Tuesday, September 11, 2012

What is Race, Anyway?


            I was a bit shocked by Duana Fullwiley’s article “The Molecurization of Race: Institutionalizing Human Difference in Pharmacogenetics Practice”. I thought science had moved past the desire to find some biological basis to the social categories we call “race” and had deemed foundations such as the Pioneer Fund to be supporting nothing more than racism in the name of science. This article has proven to me that the quest continues on, just with different aims.
            In my opinion, the most pertinent objection raised by Fullwiley to the work done to identify SNPs in genes that are specific to one race, was that even the researchers themselves have no clear definition of racial categories. Have racial categories ever been clearly defined by science? If they have not, why has no one stopped to consider the fact that this lack of clear definitions could be the reason for the inconsistencies in scientific research? It is almost absurd to me that the scientists hypothesized that a lack of racial purity in the samples was the cause of discrepancies despite having no standards to determine said purity.
Without a gene or set of genes specifically causing someone to belong a particular race it seems unlikely that science could ever prove anything more than a correlation between our constructed social categories of race and actual biological phenomena. People pertaining to a particular racial or ethnic category, in general, share a set of cultural values that may shape environmental factors critical in gene expression during early development. Common geographical origin and mate selection within racial groups may also shape SNP frequency at several loci.
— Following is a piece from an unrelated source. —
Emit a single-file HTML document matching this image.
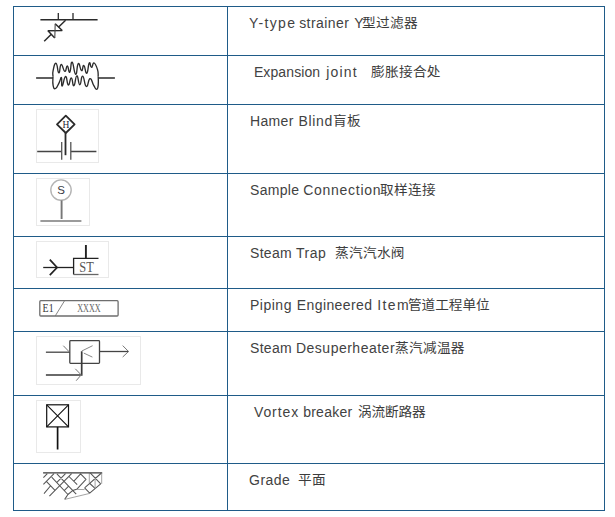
<!DOCTYPE html>
<html lang="zh-CN">
<head>
<meta charset="utf-8">
<title>Piping symbol legend</title>
<style>
html,body{margin:0;padding:0;background:#fff;}
body{width:615px;height:517px;overflow:hidden;position:relative;font-family:"Liberation Sans","Noto Sans CJK SC",sans-serif;}
table{position:absolute;left:13px;top:6px;border-collapse:separate;border-spacing:0;border-top:1px solid #1f5b88;border-left:1px solid #1f5b88;table-layout:fixed;width:592px;}
td{padding:0;margin:0;border-right:1px solid #1f5b88;border-bottom:1px solid #1f5b88;vertical-align:top;overflow:hidden;}
td.s{width:213px;}
td.t{width:376px;}
td svg{display:block;}
.tx{display:block;margin:0;padding:6px 0 0 22px;line-height:20px;color:#424242;white-space:pre;font-size:14px;}
.tx span{display:inline-block;}
.zh{font-size:13px;position:relative;top:-1px;color:#3c3c3c;transform:scaleX(1.05);transform-origin:0 50%;}
svg text{font-family:"Liberation Serif",serif;}
</style>
</head>
<body>
<table>
<tr style="height:49px">
<td class="s"><svg width="213" height="48" viewBox="14 7 213 48">
<g fill="none" stroke="#2b2b2b" stroke-width="1.5">
<path d="M40.4 19.8H97.6"/>
<path d="M58.3 12.9V19.8M73 12.9V19.8" stroke-width="1.3"/>
<path d="M65.6 20.2L58.4 27.2M51.3 34.2L44.2 41.3"/>
<path d="M55.2 23.8L62.2 30.5L47.9 30.8L54.8 37.9" stroke-linejoin="bevel"/>
<path d="M55.2 23.8L54.8 37.9" stroke="#4a4a4a" stroke-width="1.1"/>
</g>
</svg></td>
<td class="t"><p class="tx"><span style="letter-spacing:1.35px;margin-left:-1px">Y-type</span> <span style="letter-spacing:0.45px;margin-left:-1px">strainer</span> <span style="letter-spacing:0.5px;margin-left:1px">Y</span><span class="zh" style="letter-spacing:0.3px;margin-left:-2px">型过滤器</span></p></td>
</tr>
<tr style="height:49px">
<td class="s"><svg width="213" height="48" viewBox="14 56 213 48">
<g fill="none" stroke="#2b2b2b" stroke-width="1.35" stroke-linejoin="round">
<path d="M36.1 78H53M98.2 78H114.9"/>
<path d="M53.0 76.5C53.0 74.9 52.3 74.1 53.1 70.6C53.9 67.1 54.5 62.7 56.1 63.3C57.6 63.9 57.5 72.5 58.8 72.8C60.2 73.1 59.6 64.9 61.2 64.5C62.8 64.1 63.2 71.0 64.8 71.4C66.5 71.8 66.0 65.8 67.3 66.0C68.6 66.1 68.5 73.1 69.8 72.1C71.1 71.1 70.6 61.6 72.1 62.1C73.7 62.7 74.0 73.9 75.7 74.3C77.3 74.7 76.7 64.6 78.3 63.6C79.9 62.6 80.0 70.1 81.5 70.6C83.0 71.1 82.5 64.8 83.9 65.5C85.3 66.2 85.3 73.9 86.8 73.3C88.2 72.6 88.0 64.6 89.3 63.0C90.5 61.5 90.2 67.4 91.5 67.4C92.8 67.4 92.5 62.4 94.1 63.0C95.7 63.7 96.5 66.3 97.6 69.9C98.7 73.5 98.0 74.7 98.2 76.5"/>
<path d="M53.0 76.5C53.0 78.8 52.4 82.1 53.1 85.3C53.8 88.5 54.0 89.3 55.6 88.5C57.3 87.7 57.7 85.2 59.3 82.3C60.8 79.5 60.7 76.7 61.5 77.7C62.2 78.6 61.1 86.3 62.2 86.0C63.3 85.7 63.9 76.8 65.6 76.5C67.2 76.2 66.8 84.6 68.3 85.0C69.9 85.4 69.8 77.8 71.3 78.0C72.8 78.1 72.4 86.3 73.9 85.7C75.4 85.1 75.3 76.0 76.8 75.8C78.4 75.5 78.2 84.7 79.8 84.8C81.3 84.9 80.9 75.8 82.7 76.2C84.4 76.6 84.4 85.8 86.3 86.4C88.3 87.1 88.1 79.0 90.0 78.7C92.0 78.4 91.9 82.4 93.7 85.3C95.4 88.1 95.4 89.4 96.6 89.4C97.8 89.4 97.8 88.7 98.2 85.3C98.6 81.8 98.2 78.8 98.2 76.5"/>
</g>
</svg></td>
<td class="t"><p class="tx">&nbsp;<span style="letter-spacing:0.11px;margin-left:0px">Expansion</span> <span style="letter-spacing:1.21px;margin-left:2px">joint</span>   <span class="zh" style="letter-spacing:0.3px;margin-left:1px">膨胀接合处</span></p></td>
</tr>
<tr style="height:69px">
<td class="s"><svg width="213" height="68" viewBox="14 105 213 68">
<rect x="36.5" y="109.5" width="62" height="53" fill="#fff" stroke="#e9e9e9"/>
<g fill="none" stroke="#2b2b2b">
<path d="M65.8 115.6L74.6 124.3L65.8 133L57 124.3Z" stroke-width="1.8" stroke-linejoin="round"/>
<path d="M65.5 132.6V155.2" stroke-width="1.8"/>
<path d="M37.2 151.4H61.4M70.9 151.4H96.4" stroke="#444" stroke-width="1.45"/>
<path d="M61.7 142V159.7M70.8 142V159.7" stroke="#555" stroke-width="1.3"/>
</g>
<text x="65.9" y="127.5" font-size="9.5" text-anchor="middle" fill="#223">H</text>
</svg></td>
<td class="t"><p class="tx"><span style="letter-spacing:0.34px;margin-left:0px">Hamer</span> <span style="letter-spacing:0.62px;margin-left:1px">Blind</span><span class="zh" style="letter-spacing:0.3px;margin-left:0px">肓板</span></p></td>
</tr>
<tr style="height:63px">
<td class="s"><svg width="213" height="62" viewBox="14 174 213 62">
<rect x="36.5" y="178.5" width="53" height="47" fill="#fff" stroke="#e9e9e9"/>
<circle cx="61" cy="190.1" r="10.2" fill="none" stroke="#b4b4b4" stroke-width="1.4"/>
<path d="M61.6 200.4V219" fill="none" stroke="#777" stroke-width="1.9"/>
<path d="M40.4 221H81.4" fill="none" stroke="#7a7a7a" stroke-width="1.7"/>
<text x="61.1" y="193.9" font-size="11.5" text-anchor="middle" fill="#3a3a44" style="font-family:'Liberation Sans',sans-serif">S</text>
</svg></td>
<td class="t"><p class="tx"><span style="letter-spacing:0.32px;margin-left:0px">Sample</span> <span style="letter-spacing:0.71px;margin-left:0px">Connection</span><span class="zh" style="letter-spacing:0.3px;margin-left:-1px">取样连接</span></p></td>
</tr>
<tr style="height:52px">
<td class="s"><svg width="213" height="51" viewBox="14 237 213 51">
<rect x="36.5" y="241.5" width="72" height="36" fill="#fff" stroke="#e9e9e9"/>
<g fill="none" stroke="#222">
<path d="M43.2 267.5H73.6" stroke-width="1.3"/>
<path d="M49.8 259.6L57.1 267.5L49.8 275.2" stroke-width="1.7"/>
<path d="M98.5 258.4H73.6V274.5" stroke-width="1.3"/>
<path d="M73.6 274.5H98.5" stroke="#666" stroke-width="1.3"/>
<path d="M85.9 245V258.4" stroke-width="1.9"/>
</g>
<text x="79.3" y="272" font-size="14" textLength="14.5" lengthAdjust="spacingAndGlyphs" fill="#555">ST</text>
</svg></td>
<td class="t"><p class="tx"><span style="letter-spacing:0.32px;margin-left:0px">Steam</span> <span style="letter-spacing:0.5px;margin-left:0px">Trap</span>  <span class="zh" style="letter-spacing:0.3px;margin-left:1px">蒸汽汽水阀</span></p></td>
</tr>
<tr style="height:43px">
<td class="s"><svg width="213" height="42" viewBox="14 289 213 42">
<rect x="39.8" y="300.7" width="78.3" height="15.3" rx="1" fill="none" stroke="#6e6e6e" stroke-width="1.3"/>
<path d="M64.6 300.7L55.2 316" fill="none" stroke="#777" stroke-width="0.9"/>
<text x="42.6" y="311.6" font-size="12" textLength="11" lengthAdjust="spacingAndGlyphs" fill="#333">E1</text>
<text x="77.2" y="311.6" font-size="12" textLength="23.5" lengthAdjust="spacingAndGlyphs" fill="#666">XXXX</text>
</svg></td>
<td class="t"><p class="tx"><span style="letter-spacing:0.5px;margin-left:0px">Piping</span> <span style="letter-spacing:0.39px;margin-left:1px">Engineered</span> <span style="letter-spacing:1.38px;margin-left:1px">Item</span><span class="zh" style="letter-spacing:-0.04px;margin-left:-2px">管道工程单位</span></p></td>
</tr>
<tr style="height:64px">
<td class="s"><svg width="213" height="63" viewBox="14 332 213 63">
<rect x="36.5" y="336.5" width="104" height="48" fill="#fff" stroke="#e9e9e9"/>
<g fill="none" stroke="#444">
<rect x="69.8" y="340.6" width="29.7" height="22.7" rx="0.8" stroke-width="1.3"/>
<path d="M45.9 352.2H69.8" stroke-width="1.3"/>
<path d="M63.3 345.7L69.4 352" stroke="#777" stroke-width="1"/>
<path d="M99.5 351.5H128.5" stroke-width="1.3"/>
<path d="M122.7 345.6L128.5 351.5L122.7 357" stroke="#777" stroke-width="1"/>
<path d="M45.9 375H81.7V351.2" stroke="#3a3a3a" stroke-width="1.7"/>
<path d="M75.3 368.8L81.2 374.9L76.2 380.7" stroke="#777" stroke-width="1"/>
<path d="M81.8 351L92.6 345.7M83.8 353.1L92.4 357.1" stroke="#888" stroke-width="1"/>
</g>
</svg></td>
<td class="t"><p class="tx"><span style="letter-spacing:0.32px;margin-left:0px">Steam</span> <span style="letter-spacing:0.5px;margin-left:0px">Desuperheater</span><span class="zh" style="letter-spacing:0.3px;margin-left:0px">蒸汽减温器</span></p></td>
</tr>
<tr style="height:68px">
<td class="s"><svg width="213" height="67" viewBox="14 396 213 67">
<rect x="36.5" y="400.5" width="44" height="52" fill="#fff" stroke="#e9e9e9"/>
<g fill="none" stroke="#111">
<rect x="46.7" y="404.8" width="21.8" height="22.1" stroke-width="1.2"/>
<path d="M46.7 404.8L68.5 426.9M68.5 404.8L46.7 426.9" stroke-width="1.1"/>
<path d="M57.6 426.9V449.5" stroke-width="1.7"/>
</g>
</svg></td>
<td class="t"><p class="tx">&nbsp;<span style="letter-spacing:0.94px;margin-left:0px">Vortex</span> <span style="letter-spacing:0.26px;margin-left:0px">breaker</span> <span class="zh" style="letter-spacing:-0.15px;margin-left:2px">涡流断路器</span></p></td>
</tr>
<tr style="height:47px">
<td class="s"><svg width="213" height="46" viewBox="14 464 213 46">
<g fill="none" stroke-linejoin="round">
<path d="M43.4 477.7L47.3 473.6M43.4 484.4L54.0 473.6M44.0 493.6L50.4 486.0M46.6 481.6L55.0 490.4M51.7 477.2L67.9 494.5M56.9 473.9L76.2 494.2M49.4 496.2L71.6 473.7M56.9 482.3L65.5 473.6M64.2 490.6L68.4 486.4M64.7 499.4L67.9 494.5L72.6 490.6L76.7 489.3M69.0 476.5L77.2 484.6M73.9 481.1L80.6 473.8L86.0 479.3L76.7 489.3M84.6 487.9L100.9 473.5M84.6 487.9L89.7 493.2L100.7 483.9M90.4 473.2L100.7 483.9M89.3 483.0L95.3 488.6" stroke="#555" stroke-width="1.05"/>
<path d="M76.7 489.4L84.6 489.6M89.3 473.2L89.3 483.0M95.1 478.4L95.1 488.6M101.7 473.2L101.7 483.9M64.7 499.4L89.7 493.4" stroke="#999" stroke-width="0.9"/>
<path d="M43.1 472.9H102.2" stroke="#3a3a3a" stroke-width="1.4"/>
</g>
</svg></td>
<td class="t"><p class="tx"><span style="letter-spacing:0.5px;margin-left:-1px">Grade</span>  <span class="zh" style="letter-spacing:0.3px;margin-left:0px">平面</span></p></td>
</tr>
</table>
</body>
</html>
However, these frequencies will be inconsistent, especially if comparing groups that have frequently intermixed in the United States over several generations with those that have a relatively recent ancestor originating from another country.
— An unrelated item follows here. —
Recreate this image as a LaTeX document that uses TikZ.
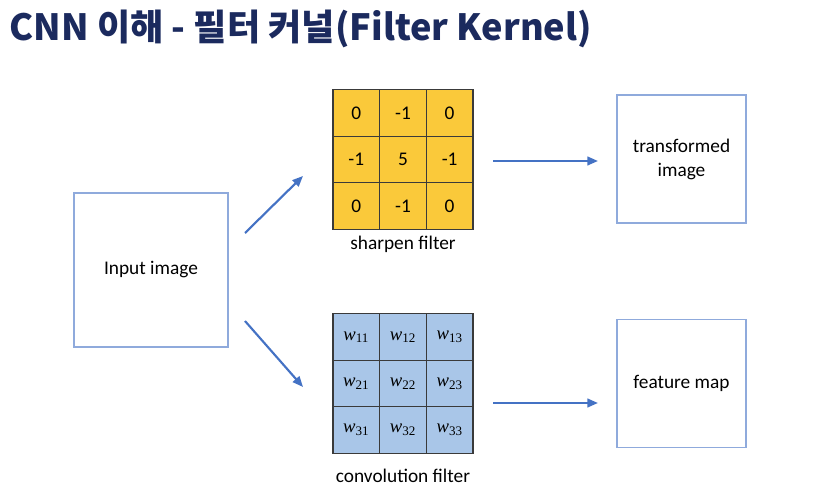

Nevertheless, it is undeniable that there are enormous health disparities within the United States that are divided along racial lines. However, the minority groups most negatively affected by health disparities, African Americans, Latinos, and American Indians, belong to lower socioeconomic statuses as a whole. Projects aimed at finding genes specific to these races to create “custom pharmaceuticals” divert attention away from the public health and economic measures that could be more effective on a larger scale and more economically feasibly.